There you have it: Falk is some kind of negotiating wizard whose mere presence can make dogs and cats fall in love with each other. I don't know exactly how he intends to move beyond the current impasse, but apparently "you guys should totally not be so mean and work it out" is the general concept.

It bears mentioning that Falk has played a major rule in collective bargaining negotiations twice before, most notably during the labor fight of 1998 and 1999, when he was widely identified as one of the key mover apart from union and league executives. At that time, at least one of Falk's "young stars," Kobe Bryant, voted against the eventual deal because it barred him from making as much money as possible on the open market. Why exactly does Falk think that everyone came come together now to reach a deal when he has firsthand experience with the stubbornness of people who pursue their own interests without much room for compromise?
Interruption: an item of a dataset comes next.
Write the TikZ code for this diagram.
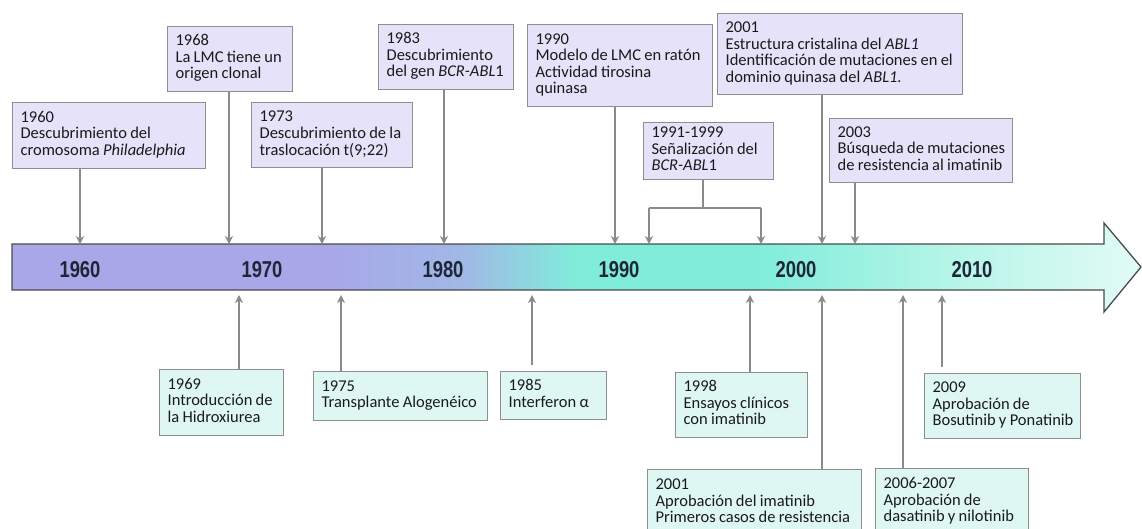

I don't have an answer to that question, but it's important to realize that Falk is not an impartial observer here -- he still represents NBA players Greg Monroe, Corey Maggette, and Elton Brand, among others. If he thinks a deal can get done with respect for everyone involved, then he's either being disingenuous or negligent of his responsibilities to his clients. These negotiations will take a long time to be resolved because both sides are serious about   their goals. For Falk to suggest a deal would be so easy to reach is either a case of supreme self-promotion or embarrassing ignorance. The lockout fight is not a debate. It's a battle of wills and media spin.